Reste à déterminer si Luc Ferry parle en tant qu’honnête homme, de philosophe, ou en tant que militant représentant un groupe en quête du pouvoir. M. Luc Ferry a une opinion sur presque tout. Sur le christianisme, « c'est trop beau pour être vrai » ! Sur Mélenchon, un « vieux bolchevique » ! Sur Philippe Poutou « débraillé en Marcel, pour représenter les ouvriers, pas étonnant qu'ils aillent massivement chez Le Pen » ! Sur Marine Le Pen : « Le communisme c’est 120 millions de morts, le maoïsme 60 millions, Marine Le Pen, elle, n’a tué personne » ! Et une comparaison faite pour émouvoir les idéalistes de gauche : « Che Guevarra et Pinochet, c’est la même chose ! » ! Et comme philosophie : « La haine et la discorde sont, elles aussi, essentielles à la bonne marche du monde » !

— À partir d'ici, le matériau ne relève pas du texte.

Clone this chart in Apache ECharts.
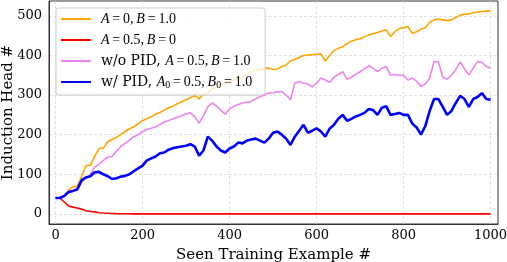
<!DOCTYPE html>
<html><head><meta charset="utf-8">
<script src="https://cdn.jsdelivr.net/npm/echarts@6/dist/echarts.min.js"></script>
<style>html,body{margin:0;padding:0;background:#fff}#c{width:507px;height:262px}</style>
</head><body><div id="c"></div>
<script>
const xSteps = [0,10,20,30,40,50,60,70,80,90,100,110,120,130,140,150,160,170,180,190,200,210,220,230,240,250,260,270,280,290,300,310,320,330,340,350,360,370,380,390,400,410,420,430,440,450,460,470,480,490,500,510,520,530,540,550,560,570,580,590,600,610,620,630,640,650,660,670,680,690,700,710,720,730,740,750,760,770,780,790,800,810,820,830,840,850,860,870,880,890,900,910,920,930,940,950,960,970,980,990,1000];
const orangeVals = [40,40,45,60,68,70,95,122,122,145,165,166,182,188,193,200,208,215,220,228,236,240,245,252,256,262,268,272,278,283,288,293,300,290,302,306,315,320,325,330,335,338,342,346,352,358,362,365,367,368,365,366,372,376,386,390,395,400,401,402,403,404,386,400,412,418,422,430,436,440,442,447,452,455,458,462,465,448,460,468,470,473,456,460,466,470,484,490,492,490,488,490,496,502,504,505,508,510,511,512,513];
const redVals = [40,40,30,20,17,15,12,8,6,5,3,2,1.5,1,0.5,0.3,0.2,0.1,0,0,0,0,0,0,0,0,0,0,0,0,0,0,0,0,0,0,0,0,0,0,0,0,0,0,0,0,0,0,0,0,0,0,0,0,0,0,0,0,0,0,0,0,0,0,0,0,0,0,0,0,0,0,0,0,0,0,0,0,0,0,0,0,0,0,0,0,0,0,0,0,0,0,0,0,0,0,0,0,0,0,0];
const violetVals = [40,40,45,55,58,60,80,90,100,118,125,135,143,145,158,170,178,186,195,200,208,213,216,220,226,232,236,240,244,248,252,255,245,229,248,270,280,272,262,252,265,272,276,280,282,284,290,296,300,305,306,308,309,300,288,330,334,330,328,321,330,343,338,332,345,352,359,340,345,352,359,366,374,368,359,368,372,350,352,350,350,338,343,335,322,328,343,385,384,345,340,350,364,384,366,351,368,385,383,372,368];
const blueVals = [40,40,45,55,58,62,85,92,95,105,106,100,95,88,90,94,96,100,108,115,122,135,140,145,153,155,162,166,168,170,172,176,170,147,160,195,185,170,160,155,165,170,180,178,185,188,190,185,180,190,205,208,200,190,174,195,210,225,205,210,216,208,195,215,225,240,250,235,240,246,250,255,265,262,250,268,272,250,252,255,250,250,228,218,200,222,260,290,290,270,250,260,280,298,290,270,290,295,305,290,288];
const xTicks = [0,200,400,600,800,1000];
const yTicks = [0,100,200,300,400,500];
const seriesNames = ['A=0, B=1.0','A=0.5, B=0','w/o PID, A=0.5, B=1.0','w/ PID, A0=0.5, B0=1.0'];
const EQ = '\u2009=\u2009', CM = ',\u2009';
const legendRich = {
  'A=0, B=1.0': '{i|A}{m|'+EQ+'0'+CM+'}{i|B}{m|'+EQ+'1.0}',
  'A=0.5, B=0': '{i|A}{m|'+EQ+'0.5'+CM+'}{i|B}{m|'+EQ+'0}',
  'w/o PID, A=0.5, B=1.0': '{n|w/o PID, }{i|A}{m|'+EQ+'0.5'+CM+'}{i|B}{m|'+EQ+'1.0}',
  'w/ PID, A0=0.5, B0=1.0': '{n|w/ PID, }{i|A}{s|0}{m|'+EQ+'0.5'+CM+'}{i|B}{s|0}{m|'+EQ+'1.0}'
};
const pairs = vals => xSteps.map((x,i)=>[x, vals[i]]);
const serif = 'DejaVu Serif';
const math = 'Liberation Serif';
const chart = echarts.init(document.getElementById('c'), null, {renderer:'canvas'});
const gridLine = {show:true, lineStyle:{color:'#d9d9d9', type:[3,2], width:0.8}};
chart.setOption({
  animation:false,
  backgroundColor:'#fff',
  grid:{left:49, right:9, top:1, bottom:38, containLabel:false, outerBoundsMode:'none', show:true, borderColor:'#333', borderWidth:1, backgroundColor:'transparent'},
  xAxis:{type:'value', min:-15, max:1017,
    name:'Seen Training Example #', nameLocation:'middle', nameGap:24,
    nameTextStyle:{fontFamily:serif, fontSize:15, color:'#000'},
    axisLine:{show:true, onZero:false, lineStyle:{color:'#333'}},
    axisTick:{show:false, customValues:xTicks},
    axisLabel:{customValues:xTicks, formatter: v => String(v), fontFamily:serif, fontSize:13, color:'#000', margin:5},
    splitLine:gridLine},
  yAxis:{type:'value', min:-25.6, max:537.6,
    name:'Induction Head #', nameLocation:'middle', nameGap:33, nameMoveOverlap:false,
    nameTextStyle:{fontFamily:serif, fontSize:15, color:'#000'},
    axisLine:{show:true, onZero:false, lineStyle:{color:'#333'}},
    axisTick:{show:false, customValues:yTicks},
    axisLabel:{customValues:yTicks, formatter: v => String(v), fontFamily:serif, fontSize:13, color:'#000', margin:7},
    splitLine:gridLine},
  legend:{orient:'vertical', left:56, top:8, padding:[3,13,5,5], itemGap:5,
    itemWidth:30, itemHeight:2, icon:'rect',
    backgroundColor:'rgba(255,255,255,0.8)', borderColor:'#ccc', borderWidth:1, borderRadius:3,
    data:seriesNames,
    formatter: n => legendRich[n],
    textStyle:{fontFamily:serif, fontSize:14, color:'#000', padding:[0,0,0,5], lineHeight:16,
      rich:{
        n:{fontFamily:serif, fontSize:14, color:'#000', lineHeight:16},
        m:{fontFamily:math, fontSize:14, color:'#000', lineHeight:16},
        i:{fontFamily:math, fontStyle:'italic', fontSize:14, color:'#000', lineHeight:16},
        s:{fontFamily:math, fontSize:10, color:'#000', verticalAlign:'bottom', lineHeight:16, padding:[5,0,0,0]}
      }}
  },
  series:[
    {name:seriesNames[0], type:'line', data:pairs(orangeVals), showSymbol:false, lineStyle:{color:'#FFA500', width:1.6}, itemStyle:{color:'#FFA500'}, z:3},
    {name:seriesNames[1], type:'line', data:pairs(redVals), showSymbol:false, lineStyle:{color:'#FF0000', width:1.6}, itemStyle:{color:'#FF0000'}, z:3},
    {name:seriesNames[2], type:'line', data:pairs(violetVals), showSymbol:false, lineStyle:{color:'#EE82EE', width:1.6}, itemStyle:{color:'#EE82EE'}, z:3},
    {name:seriesNames[3], type:'line', data:pairs(blueVals), showSymbol:false, lineStyle:{color:'#0000FF', width:2.6}, itemStyle:{color:'#0000FF'}, z:4}
  ]
});
</script></body></html>
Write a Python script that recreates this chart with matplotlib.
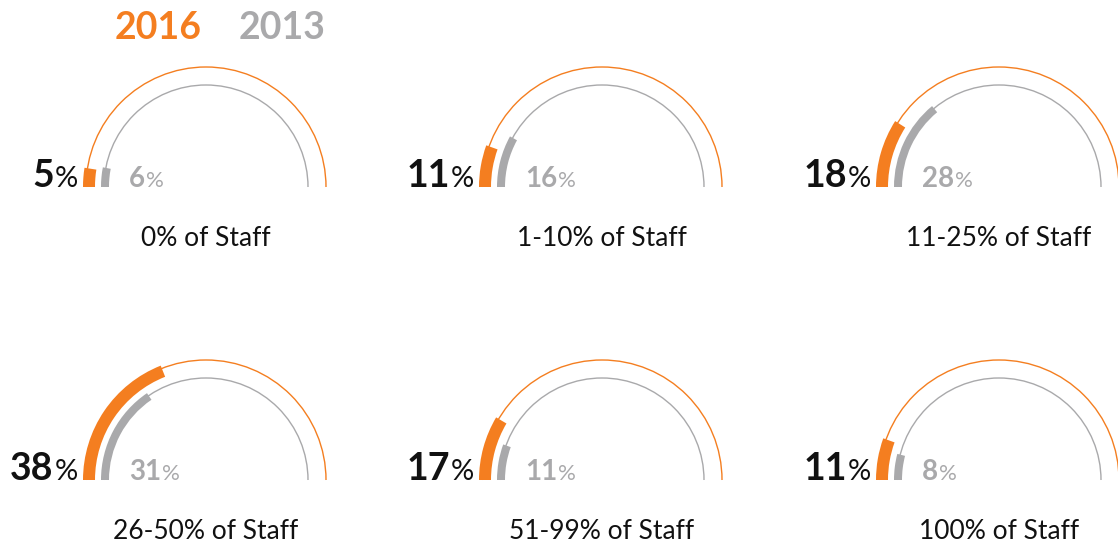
import numpy as np
import matplotlib
matplotlib.use("Agg")
import matplotlib.pyplot as plt
from matplotlib.patches import Arc, Wedge

categories = ["0% of Staff", "1-10% of Staff", "11-25% of Staff",
              "26-50% of Staff", "51-99% of Staff", "100% of Staff"]
vals_2016 = [5, 11, 18, 38, 17, 11]
vals_2013 = [6, 16, 28, 31, 11, 8]

ORANGE = "#F47E20"
GREY = "#A9A9AB"
BLACK = "#111111"
FONT = ["Lato", "DejaVu Sans"]

W, H = 1118, 546
fig = plt.figure(figsize=(W / 100, H / 100), dpi=100)
ax = fig.add_axes([0, 0, 1, 1])
ax.set_xlim(0, W)
ax.set_ylim(H, 0)
ax.set_aspect("equal")
ax.axis("off")

centers_x = [206, 602, 999]
base_y = [187, 480]
r_or, r_gr = 120, 102

renderer = fig.canvas.get_renderer()


def text_width(t):
    bb = t.get_window_extent(renderer=renderer)
    return bb.width  # pixels == data units here


for i, cat in enumerate(categories):
    cx = centers_x[i % 3]
    cy = base_y[i // 3]
    v16, v13 = vals_2016[i], vals_2013[i]

    # thin background arcs (y axis inverted, so upper half is theta 180..360)
    ax.add_patch(Arc((cx, cy), 2 * r_or, 2 * r_or, theta1=180, theta2=360,
                     color=ORANGE, lw=1.0))
    ax.add_patch(Arc((cx, cy), 2 * r_gr, 2 * r_gr, theta1=180, theta2=360,
                     color=GREY, lw=1.0))

    # thick value bars
    ax.add_patch(Wedge((cx, cy), r_or + 3, 180, 180 + v16 / 100 * 180,
                       width=12, color=ORANGE, lw=0))
    ax.add_patch(Wedge((cx, cy), r_gr + 3, 180, 180 + v13 / 100 * 180,
                       width=8, color=GREY, lw=0))

    # 2016 value: bold number + lighter %, right aligned left of the bar
    xr = cx - 128
    pct = ax.text(xr, cy, "%", ha="right", va="baseline", fontsize=21,
                  color=BLACK, family=FONT, fontweight="normal")
    wp = text_width(pct)
    ax.text(xr - wp - 1, cy, str(v16), ha="right", va="baseline", fontsize=27,
            color=BLACK, family=FONT, fontweight="bold")

    # 2013 value: grey, left aligned inside the arc
    xl = cx - 77
    num = ax.text(xl, cy, str(v13), ha="left", va="baseline", fontsize=20,
                  color=GREY, family=FONT, fontweight="bold")
    wn = text_width(num)
    ax.text(xl + wn + 1, cy, "%", ha="left", va="baseline", fontsize=16,
            color=GREY, family=FONT, fontweight="normal")

    # category label
    ax.text(cx, cy + 59, cat, ha="center", va="baseline", fontsize=19,
            color=BLACK, family=FONT, fontweight="normal")

# legend
ax.text(115, 39, "2016", ha="left", va="baseline", fontsize=27,
        color=ORANGE, family=FONT, fontweight="bold")
ax.text(239, 39, "2013", ha="left", va="baseline", fontsize=27,
        color=GREY, family=FONT, fontweight="bold")

fig.savefig("out.png", dpi=100)
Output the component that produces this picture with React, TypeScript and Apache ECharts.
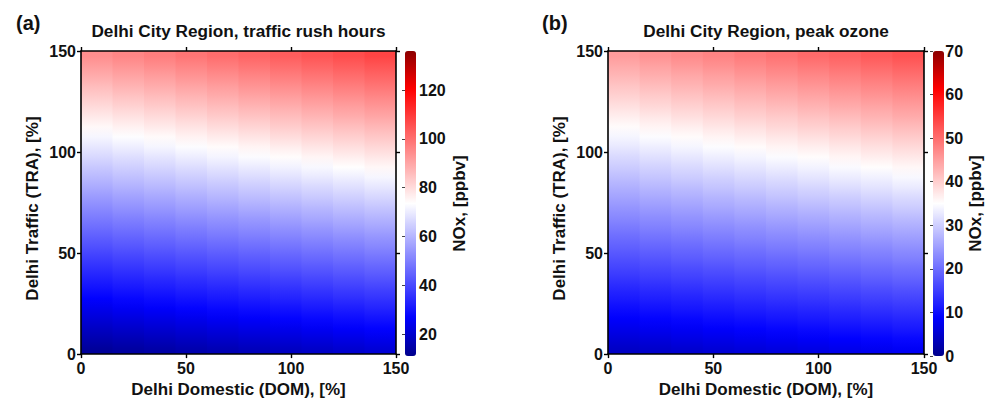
import React, { useEffect, useRef } from "react";
import * as echarts from "echarts";

// Cell centres (DOM along x, TRA along y), in %
const domCenters = [7.5, 22.5, 37.5, 52.5, 67.5, 82.5, 97.5, 112.5, 127.5, 142.5];
const traCenters = [
  2.5, 7.5, 12.5, 17.5, 22.5, 27.5, 32.5, 37.5, 42.5, 47.5,
  52.5, 57.5, 62.5, 67.5, 72.5, 77.5, 82.5, 87.5, 92.5, 97.5,
  102.5, 107.5, 112.5, 117.5, 122.5, 127.5, 132.5, 137.5, 142.5, 147.5,
];

// (a) NOx [ppbv], traffic rush hours; one row per TRA value (bottom to top), one column per DOM value
const noxRush = [
  [12.9, 13.8, 14.7, 15.6, 16.5, 17.4, 18.3, 19.2, 20.1, 21.0],
  [15.7, 16.6, 17.5, 18.5, 19.4, 20.3, 21.3, 22.2, 23.1, 24.0],
  [18.5, 19.4, 20.4, 21.3, 22.3, 23.2, 24.2, 25.1, 26.1, 27.0],
  [21.3, 22.3, 23.2, 24.2, 25.2, 26.1, 27.1, 28.1, 29.1, 30.0],
  [24.1, 25.1, 26.1, 27.1, 28.1, 29.1, 30.0, 31.0, 32.0, 33.0],
  [26.9, 27.9, 28.9, 29.9, 31.0, 32.0, 33.0, 34.0, 35.0, 36.0],
  [29.7, 30.8, 31.8, 32.8, 33.8, 34.9, 35.9, 36.9, 38.0, 39.0],
  [32.5, 33.6, 34.6, 35.7, 36.7, 37.8, 38.8, 39.9, 40.9, 42.0],
  [35.3, 36.4, 37.5, 38.6, 39.6, 40.7, 41.8, 42.8, 43.9, 45.0],
  [38.1, 39.2, 40.3, 41.4, 42.5, 43.6, 44.7, 45.8, 46.9, 48.0],
  [41.0, 42.1, 43.2, 44.3, 45.4, 46.5, 47.6, 48.7, 49.8, 51.0],
  [43.8, 44.9, 46.0, 47.2, 48.3, 49.4, 50.6, 51.7, 52.8, 53.9],
  [46.6, 47.7, 48.9, 50.0, 51.2, 52.3, 53.5, 54.6, 55.8, 56.9],
  [49.4, 50.6, 51.7, 52.9, 54.1, 55.2, 56.4, 57.6, 58.8, 59.9],
  [52.2, 53.4, 54.6, 55.8, 57.0, 58.2, 59.3, 60.5, 61.7, 62.9],
  [55.0, 56.2, 57.4, 58.6, 59.9, 61.1, 62.3, 63.5, 64.7, 65.9],
  [57.8, 59.1, 60.3, 61.5, 62.7, 64.0, 65.2, 66.4, 67.7, 68.9],
  [60.6, 61.9, 63.1, 64.4, 65.6, 66.9, 68.1, 69.4, 70.6, 71.9],
  [63.4, 64.7, 66.0, 67.3, 68.5, 69.8, 71.1, 72.3, 73.6, 74.9],
  [66.3, 67.5, 68.8, 70.1, 71.4, 72.7, 74.0, 75.3, 76.6, 77.9],
  [69.1, 70.4, 71.7, 73.0, 74.3, 75.6, 76.9, 78.2, 79.5, 80.9],
  [71.9, 73.2, 74.5, 75.9, 77.2, 78.5, 79.9, 81.2, 82.5, 83.8],
  [74.7, 76.0, 77.4, 78.7, 80.1, 81.4, 82.8, 84.1, 85.5, 86.8],
  [77.5, 78.9, 80.2, 81.6, 83.0, 84.3, 85.7, 87.1, 88.5, 89.8],
  [80.3, 81.7, 83.1, 84.5, 85.9, 87.3, 88.6, 90.0, 91.4, 92.8],
  [83.1, 84.5, 85.9, 87.3, 88.8, 90.2, 91.6, 93.0, 94.4, 95.8],
  [85.9, 87.4, 88.8, 90.2, 91.6, 93.1, 94.5, 95.9, 97.4, 98.8],
  [88.7, 90.2, 91.6, 93.1, 94.5, 96.0, 97.4, 98.9, 100.3, 101.8],
  [91.5, 93.0, 94.5, 96.0, 97.4, 98.9, 100.4, 101.8, 103.3, 104.8],
  [94.3, 95.8, 97.3, 98.8, 100.3, 101.8, 103.3, 104.8, 106.3, 107.8],
];

// (b) NOx [ppbv], peak ozone
const noxOzone = [
  [4.4, 4.8, 5.2, 5.6, 6.0, 6.4, 6.8, 7.3, 7.7, 8.1],
  [5.8, 6.2, 6.7, 7.1, 7.5, 7.9, 8.3, 8.8, 9.2, 9.6],
  [7.2, 7.7, 8.1, 8.5, 9.0, 9.4, 9.8, 10.3, 10.7, 11.2],
  [8.6, 9.1, 9.5, 10.0, 10.4, 10.9, 11.3, 11.8, 12.2, 12.7],
  [10.0, 10.5, 11.0, 11.4, 11.9, 12.4, 12.8, 13.3, 13.8, 14.2],
  [11.4, 11.9, 12.4, 12.9, 13.4, 13.9, 14.3, 14.8, 15.3, 15.8],
  [12.8, 13.3, 13.8, 14.3, 14.8, 15.3, 15.8, 16.3, 16.8, 17.3],
  [14.3, 14.8, 15.3, 15.8, 16.3, 16.8, 17.3, 17.8, 18.4, 18.9],
  [15.7, 16.2, 16.7, 17.2, 17.8, 18.3, 18.8, 19.4, 19.9, 20.4],
  [17.1, 17.6, 18.2, 18.7, 19.2, 19.8, 20.3, 20.9, 21.4, 22.0],
  [18.5, 19.0, 19.6, 20.2, 20.7, 21.3, 21.8, 22.4, 22.9, 23.5],
  [19.9, 20.5, 21.0, 21.6, 22.2, 22.8, 23.3, 23.9, 24.5, 25.0],
  [21.3, 21.9, 22.5, 23.1, 23.6, 24.2, 24.8, 25.4, 26.0, 26.6],
  [22.7, 23.3, 23.9, 24.5, 25.1, 25.7, 26.3, 26.9, 27.5, 28.1],
  [24.1, 24.7, 25.3, 26.0, 26.6, 27.2, 27.8, 28.4, 29.0, 29.7],
  [25.5, 26.1, 26.8, 27.4, 28.0, 28.7, 29.3, 29.9, 30.6, 31.2],
  [26.9, 27.6, 28.2, 28.9, 29.5, 30.2, 30.8, 31.5, 32.1, 32.8],
  [28.3, 29.0, 29.7, 30.3, 31.0, 31.6, 32.3, 33.0, 33.6, 34.3],
  [29.7, 30.4, 31.1, 31.8, 32.4, 33.1, 33.8, 34.5, 35.2, 35.8],
  [31.1, 31.8, 32.5, 33.2, 33.9, 34.6, 35.3, 36.0, 36.7, 37.4],
  [32.6, 33.3, 34.0, 34.7, 35.4, 36.1, 36.8, 37.5, 38.2, 38.9],
  [34.0, 34.7, 35.4, 36.1, 36.9, 37.6, 38.3, 39.0, 39.7, 40.5],
  [35.4, 36.1, 36.8, 37.6, 38.3, 39.1, 39.8, 40.5, 41.3, 42.0],
  [36.8, 37.5, 38.3, 39.0, 39.8, 40.5, 41.3, 42.0, 42.8, 43.6],
  [38.2, 39.0, 39.7, 40.5, 41.3, 42.0, 42.8, 43.6, 44.3, 45.1],
  [39.6, 40.4, 41.2, 41.9, 42.7, 43.5, 44.3, 45.1, 45.9, 46.6],
  [41.0, 41.8, 42.6, 43.4, 44.2, 45.0, 45.8, 46.6, 47.4, 48.2],
  [42.4, 43.2, 44.0, 44.8, 45.7, 46.5, 47.3, 48.1, 48.9, 49.7],
  [43.8, 44.6, 45.5, 46.3, 47.1, 48.0, 48.8, 49.6, 50.4, 51.3],
  [45.2, 46.1, 46.9, 47.7, 48.6, 49.4, 50.3, 51.1, 52.0, 52.8],
];

const axisRange = [0, 150];
const axisStep = 50;
const cbRangeA = [11, 136];
const cbTicksA = [20, 40, 60, 80, 100, 120];
const cbRangeB = [0, 70];
const cbTicksB = [0, 10, 20, 30, 40, 50, 60, 70];

const titles = ["Delhi City Region, traffic rush hours", "Delhi City Region, peak ozone"];
const panelLabels = ["(a)", "(b)"];
const xName = "Delhi Domestic (DOM), [%]";
const yName = "Delhi Traffic (TRA), [%]";
const cbName = "NOx, [ppbv]";

// blue-white-red colormap with dark ends (evenly spaced stops)
const colormap = [
  "#00008c", "#0000ff", "#5555ff", "#aaaaff", "#ffffff",
  "#ffaaaa", "#ff5555", "#ff0000", "#8c0000",
];

const FONT = "'Liberation Sans', Arial, Helvetica, sans-serif";
const TXT = "#111";

function hexRgb(h: string) {
  return [parseInt(h.slice(1, 3), 16), parseInt(h.slice(3, 5), 16), parseInt(h.slice(5, 7), 16)];
}
function mapColor(v: number, range: number[]) {
  let t = (v - range[0]) / (range[1] - range[0]);
  t = Math.max(0, Math.min(1, t));
  const pos = t * (colormap.length - 1);
  const k = Math.min(colormap.length - 2, Math.floor(pos));
  const f = pos - k;
  const a = hexRgb(colormap[k]);
  const b = hexRgb(colormap[k + 1]);
  const c = a.map((av, n) => Math.round(av + (b[n] - av) * f));
  return `rgb(${c[0]},${c[1]},${c[2]})`;
}

// each DOM column is drawn as one strip, shaded through the TRA rows of that column
function fieldSeries(rows: number[][], xAxisIndex: number, yAxisIndex: number, range: number[]) {
  const half = (domCenters[1] - domCenters[0]) / 2;
  return {
    type: "custom",
    coordinateSystem: "cartesian2d",
    xAxisIndex,
    yAxisIndex,
    clip: true,
    data: domCenters.map((d, i) => [d, i]),
    encode: { x: 0, y: 1 },
    renderItem: (_params: any, api: any) => {
      const i = api.value(1);
      const xc = api.value(0);
      const pTop = api.coord([xc - half, axisRange[1]]);
      const pBot = api.coord([xc + half, axisRange[0]]);
      const span = axisRange[1] - axisRange[0];
      const stops = traCenters
        .map((t, j) => ({ offset: (axisRange[1] - t) / span, color: mapColor(rows[j][i], range) }))
        .reverse();
      const last = i === domCenters.length - 1;
      return {
        type: "rect",
        shape: {
          x: pTop[0],
          y: pTop[1],
          width: pBot[0] - pTop[0] + (last ? 0 : 0.8),
          height: pBot[1] - pTop[1],
        },
        style: { fill: new echarts.graphic.LinearGradient(0, 0, 0, 1, stops) },
      };
    },
  };
}

function valueX(gridIndex: number, position: string, labels: boolean) {
  return {
    type: "value",
    gridIndex,
    position,
    min: axisRange[0],
    max: axisRange[1],
    interval: axisStep,
    z: 10,
    axisLine: { show: true, onZero: false, lineStyle: { color: "#000", width: 1.6 } },
    axisTick: { show: true, length: 4, lineStyle: { color: "#000", width: 1.4 } },
    axisLabel: { show: labels, margin: 6, fontSize: 16, fontWeight: "bold", color: TXT, fontFamily: FONT },
    splitLine: { show: false },
    name: labels ? xName : "",
    nameLocation: "middle",
    nameGap: 20,
    nameTextStyle: { fontSize: 17, fontWeight: "bold", color: TXT, fontFamily: FONT },
  };
}

function valueY(gridIndex: number, position: string, labels: boolean) {
  return {
    type: "value",
    gridIndex,
    position,
    min: axisRange[0],
    max: axisRange[1],
    interval: axisStep,
    z: 10,
    axisLine: { show: true, onZero: false, lineStyle: { color: "#000", width: 1.6 } },
    axisTick: { show: true, length: 4, lineStyle: { color: "#000", width: 1.4 } },
    axisLabel: { show: labels, margin: 5, fontSize: 16, fontWeight: "bold", color: TXT, fontFamily: FONT },
    splitLine: { show: false },
    name: labels ? yName : "",
    nameLocation: "middle",
    nameGap: 40,
    nameTextStyle: { fontSize: 17, fontWeight: "bold", color: TXT, fontFamily: FONT, padding: [0, 0, 0, -12] },
  };
}

function cbAxis(gridIndex: number, range: number[], ticks: number[], gap: number) {
  return {
    type: "value",
    gridIndex,
    position: "right",
    min: range[0],
    max: range[1],
    splitNumber: 6,
    z: 10,
    axisLine: { show: false },
    axisTick: { show: true, inside: true, length: 3, customValues: ticks, lineStyle: { color: "#444", width: 1 } },
    axisLabel: {
      margin: 3, customValues: ticks,
      fontSize: 16, fontWeight: "bold", color: TXT, fontFamily: FONT,
    },
    splitLine: { show: false },
    name: cbName,
    nameLocation: "middle",
    nameGap: gap,
    nameTextStyle: { fontSize: 17, fontWeight: "bold", color: TXT, fontFamily: FONT },
  };
}

const plotGrids = [
  { left: 81, top: 51, width: 315, height: 305 },
  { left: 608, top: 51, width: 316, height: 305 },
];
const cbGrids = [
  { left: 405, top: 51, width: 11, height: 305 },
  { left: 933, top: 51, width: 11, height: 305 },
];

const option: any = {
  animation: false,
  backgroundColor: "#fff",
  grid: [...plotGrids, ...cbGrids],
  xAxis: [
    valueX(0, "bottom", true),
    valueX(0, "top", false),
    valueX(1, "bottom", true),
    valueX(1, "top", false),
    { type: "value", gridIndex: 2, position: "bottom", min: 0, max: 1, show: false },
    { type: "value", gridIndex: 3, position: "bottom", min: 0, max: 1, show: false },
  ],
  yAxis: [
    valueY(0, "left", true),
    valueY(0, "right", false),
    valueY(1, "left", true),
    valueY(1, "right", false),
    cbAxis(2, cbRangeA, cbTicksA, 35),
    cbAxis(3, cbRangeB, cbTicksB, 23),
  ],
  visualMap: [
    {
      type: "continuous", seriesIndex: 0, dimension: 1, min: cbRangeA[0], max: cbRangeA[1],
      calculable: false, hoverLink: false, left: cbGrids[0].left, top: cbGrids[0].top,
      itemWidth: cbGrids[0].width, itemHeight: cbGrids[0].height, padding: 0,
      inRange: { color: colormap },
    },
    {
      type: "continuous", seriesIndex: 1, dimension: 1, min: cbRangeB[0], max: cbRangeB[1],
      calculable: false, hoverLink: false, left: cbGrids[1].left, top: cbGrids[1].top,
      itemWidth: cbGrids[1].width, itemHeight: cbGrids[1].height, padding: 0,
      inRange: { color: colormap },
    },
  ],
  series: [
    fieldSeries(noxRush, 0, 0, cbRangeA),
    fieldSeries(noxOzone, 2, 2, cbRangeB),
  ],
  graphic: [
    { type: "text", x: 238.5, y: 31, style: { text: titles[0], align: "center", verticalAlign: "middle", font: `bold 17.2px ${FONT}`, fill: TXT } },
    { type: "text", x: 766, y: 31, style: { text: titles[1], align: "center", verticalAlign: "middle", font: `bold 17.2px ${FONT}`, fill: TXT } },
    { type: "text", x: 16, y: 23, style: { text: panelLabels[0], align: "left", verticalAlign: "middle", font: `bold 20px ${FONT}`, fill: TXT } },
    { type: "text", x: 542, y: 23, style: { text: panelLabels[1], align: "left", verticalAlign: "middle", font: `bold 20px ${FONT}`, fill: TXT } },
  ],
};

export default function App() {
  const ref = useRef<HTMLDivElement>(null);
  useEffect(() => {
    document.body.style.margin = "0";
    const chart = echarts.init(ref.current!, null, { renderer: "svg" });
    chart.setOption(option);
    return () => chart.dispose();
  }, []);
  return <div ref={ref} style={{ width: 985, height: 403 }} />;
}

Che Guevarra, à Cuba et ailleurs, a essayé de promouvoir une révolution marxiste aux côtés de Fidel Castro. Il est désigné procureur d'un tribunal révolutionnaire qui exécutera une centaine de policiers et militaires du régime précédent jugés coupables de crimes de guerre. Il crée aussi des camps de « travail et de rééducation ». Le général Pinochet lui prend la tête du coup d'État contre le gouvernement du président socialiste Salvador Allende, élu démocratiquement. Pinochet dirige le pays pendant 17 ans. Son régime est marqué par de multiples violations des droits de l'homme, plus de 3 200 morts et disparus, au moins 38 000 torturés, des dizaines de milliers d'arrestations de dissidents. Ses années de pouvoir lui permettent de s'enrichir considérablement à la faveur de comptes bancaires détenus secrètement à l'étranger et grâce à l’acquisition de multiples biens immobiliers. Il sera arrêté à Londres pour « génocide, terrorisme et tortures ». il meurt avant que les procédures judiciaires engagées puissent aboutir. Che Guevarra a été quant à lui capturé et exécuté sommairement par l'armée bolivienne entraînée et guidée par la CIA. La comparaison entre Pinochet et Che Guevarra s’impose-t-elle ? Chacun se fera son opinion, mais ce genre de propos est-il fait pour éclairer ou pour convaincre, parle-t-on en honnête Homme ou en propagandiste ? Cultive-t-on le doute ou assène-t-on des certitudes ? Est-on philosophe ou militant ?
Goebbels employa à son époque les techniques les plus modernes de manipulation des masses : s’adresser au public comme à des enfants en bas-âge, faire appel à l’émotion plutôt qu’à la réflexion, détourner des problèmes importants par un déluge d’informations insignifiantes, créer le buzz à tout prix pour mettre en valeur des idées vraies ou fausses ou délirantes ou raisonnables, qu’importe.
M. Luc Ferry s’est mis au service de M. Laurent Wauquiez en estimant qu’une démocratie ne peut fonctionner qu’avec une droite et une gauche bien identifiées, loin d’un centre qui ne mènerait à rien. Pour ce faire exercer, une attraction sur les électeurs du Front National est indispensable afin de réussir son pari de conquérir le pouvoir. Cette problématique relève de la politique, rien de ce qui concerne la sagesse n’est en cause, les propos tenus relèvent donc au mieux d’un militantisme au pire de la propagande, laissant sur le bord de la route le philosophe.